Everything from the line with "The picture is" through the line with "const isLast = (v, arr)" should be repeated exactly, both of those lines included, and nothing else.

********************

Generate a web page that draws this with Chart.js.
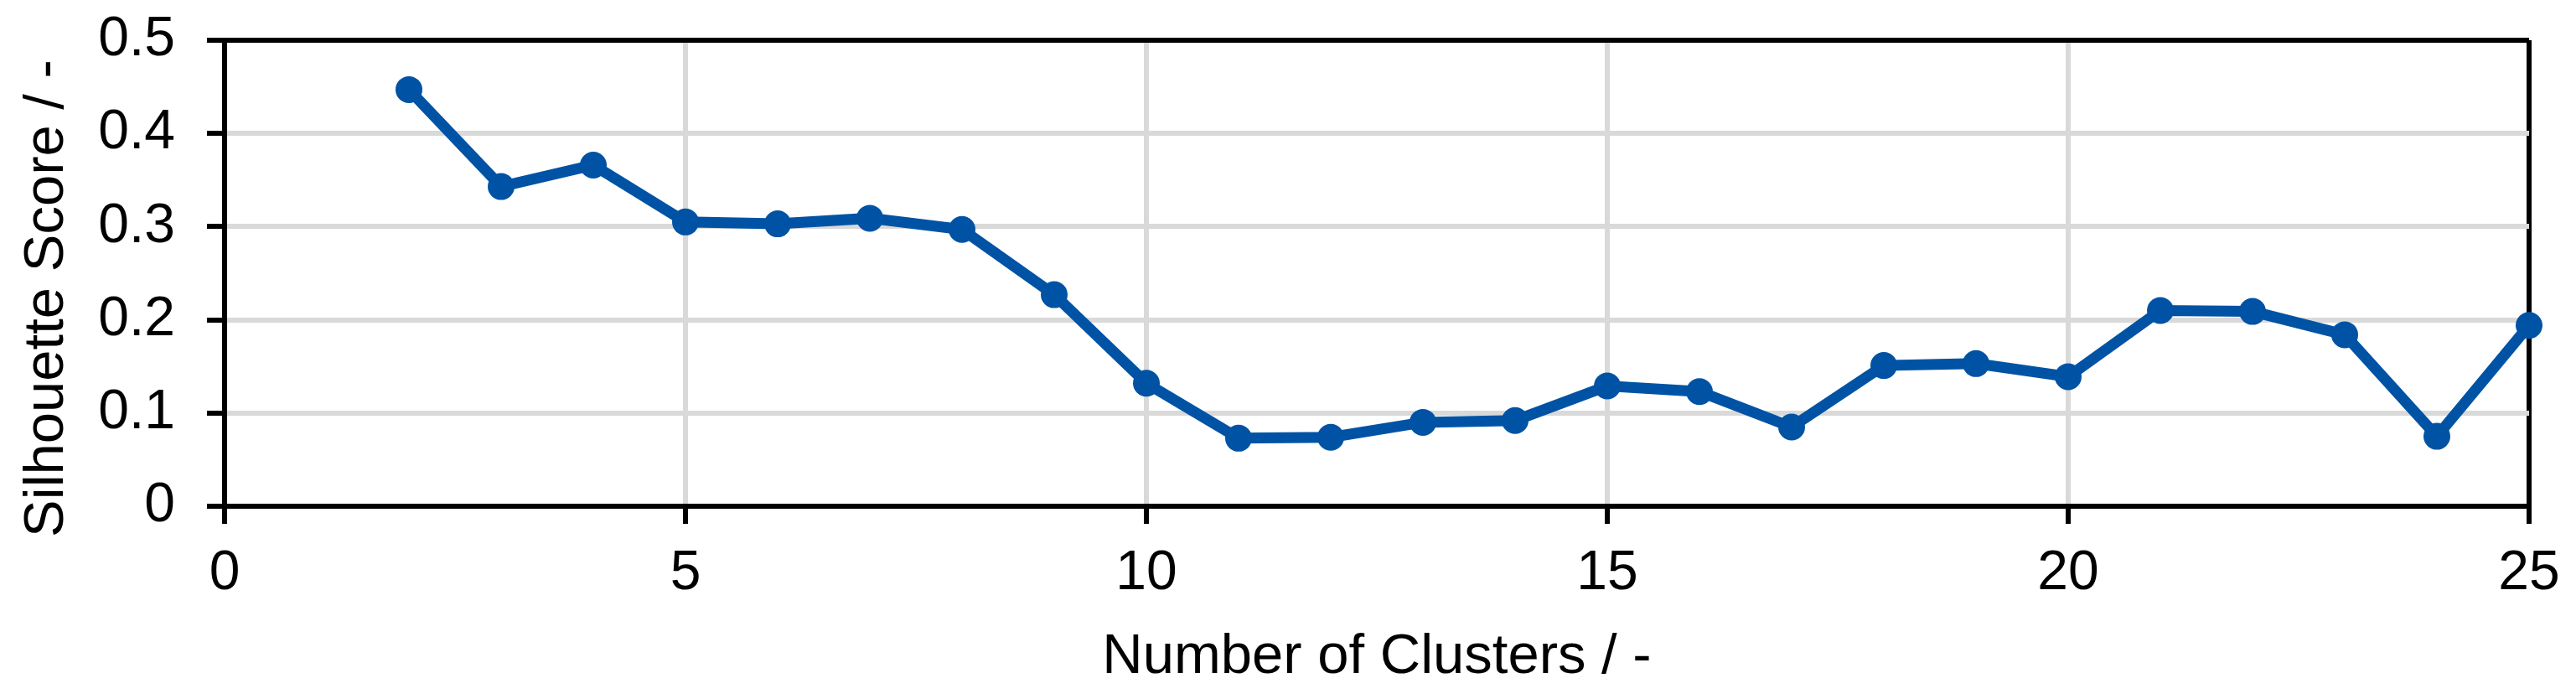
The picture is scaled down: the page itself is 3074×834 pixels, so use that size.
<!DOCTYPE html>
<html>
<head>
<meta charset="utf-8">
<script src="https://cdn.jsdelivr.net/npm/chart.js@4"></script>
<style>
  html, body { margin: 0; padding: 0; background: #fff; }
  #wrap { width: 3074px; height: 834px; }
</style>
</head>
<body>
<div id="wrap"><canvas id="chart" width="3074" height="834"></canvas></div>
<script>
// data
const clusters = [2, 3, 4, 5, 6, 7, 8, 9, 10, 11, 12, 13, 14, 15, 16, 17, 18, 19, 20, 21, 22, 23, 24, 25];
const scores = [0.447, 0.343, 0.366, 0.305, 0.303, 0.309, 0.297, 0.227, 0.132, 0.073, 0.074, 0.090,
                0.092, 0.129, 0.123, 0.085, 0.151, 0.153, 0.139, 0.210, 0.209, 0.184, 0.075, 0.194];
const xTicks = [0, 5, 10, 15, 20, 25];
const yTicks = [0, 0.1, 0.2, 0.3, 0.4, 0.5];
const xTitle = "Number of Clusters / -";
const yTitle = "Silhouette Score / -";

const font = '"Liberation Sans", Arial, sans-serif';
const blue = "#0053A4", gridGrey = "#d9d9d9";
const isLast = (v, arr) => Math.abs(v - arr[arr.length - 1]) < 1e-9;

// y title drawn by hand: the reference sits it a bit below the plot centre
const yTitlePlugin = {
  id: "yTitle",
  afterDraw(chart) {
    const { ctx, chartArea } = chart;
    ctx.save();
    ctx.translate(57, (chartArea.top + chartArea.bottom) / 2 + 30);
    ctx.rotate(-Math.PI / 2);
    ctx.font = "67px " + font;
    ctx.fillStyle = "#000";
    ctx.textAlign = "center";
    ctx.textBaseline = "middle";
    ctx.fillText(yTitle, 0, 0);
    ctx.restore();
  },
};

new Chart(document.getElementById("chart"), {
  type: "line",
  data: {
    datasets: [{
      data: clusters.map((c, i) => ({ x: c, y: scores[i] })),
      borderColor: blue, backgroundColor: blue,
      borderWidth: 13,
      pointRadius: 16, pointBorderWidth: 0, pointBackgroundColor: blue,
      tension: 0, clip: false,
    }],
  },
  options: {
    responsive: false,
    animation: false,
    events: [],
    layout: { padding: { top: 48, right: 56, left: 0, bottom: 0 } },
    plugins: { legend: { display: false }, tooltip: { enabled: false } },
    scales: {
      x: {
        type: "linear", min: xTicks[0], max: xTicks[xTicks.length - 1],
        afterBuildTicks: (s) => { s.ticks = xTicks.map((v) => ({ value: v })); },
        afterFit: (s) => { s.height = 230; s.paddingLeft = 0; s.paddingRight = 0; },
        border: { color: "#000", width: 6 },
        grid: {
          color: (c) => (c.tick && isLast(c.tick.value, xTicks) ? "#000" : gridGrey),
          lineWidth: 6,
          tickColor: "#000", tickWidth: 6, tickLength: 21,
        },
        ticks: { color: "#000", font: { family: font, size: 66 }, padding: 20, maxRotation: 0 },
        title: { display: true, text: xTitle, color: "#000", font: { family: font, size: 67 }, padding: { top: 0, bottom: 9 } },
      },
      y: {
        type: "linear", min: yTicks[0], max: yTicks[yTicks.length - 1],
        afterBuildTicks: (s) => { s.ticks = yTicks.map((v) => ({ value: v })); },
        afterFit: (s) => { s.width = 268; s.paddingTop = 0; s.paddingBottom = 0; },
        border: { color: "#000", width: 6 },
        grid: {
          color: (c) => (c.tick && isLast(c.tick.value, yTicks) ? "#000" : gridGrey),
          lineWidth: 6,
          tickColor: "#000", tickWidth: 6, tickLength: 21,
        },
        ticks: { color: "#000", font: { family: font, size: 66 }, padding: 38, callback: (v) => String(v) },
      },
    },
  },
  plugins: [yTitlePlugin],
});
</script>
</body>
</html>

********************

» Solution to the problem
The picture is scaled down: the page itself is 3074×834 pixels, so use that size.
<!DOCTYPE html>
<html>
<head>
<meta charset="utf-8">
<script src="https://cdn.jsdelivr.net/npm/chart.js@4"></script>
<style>
  html, body { margin: 0; padding: 0; background: #fff; }
  #wrap { width: 3074px; height: 834px; }
</style>
</head>
<body>
<div id="wrap"><canvas id="chart" width="3074" height="834"></canvas></div>
<script>
// data
const clusters = [2, 3, 4, 5, 6, 7, 8, 9, 10, 11, 12, 13, 14, 15, 16, 17, 18, 19, 20, 21, 22, 23, 24, 25];
const scores = [0.447, 0.343, 0.366, 0.305, 0.303, 0.309, 0.297, 0.227, 0.132, 0.073, 0.074, 0.090,
                0.092, 0.129, 0.123, 0.085, 0.151, 0.153, 0.139, 0.210, 0.209, 0.184, 0.075, 0.194];
const xTicks = [0, 5, 10, 15, 20, 25];
const yTicks = [0, 0.1, 0.2, 0.3, 0.4, 0.5];
const xTitle = "Number of Clusters / -";
const yTitle = "Silhouette Score / -";

const font = '"Liberation Sans", Arial, sans-serif';
const blue = "#0053A4", gridGrey = "#d9d9d9";
const isLast = (v, arr) => Math.abs(v - arr[arr.length - 1]) < 1e-9;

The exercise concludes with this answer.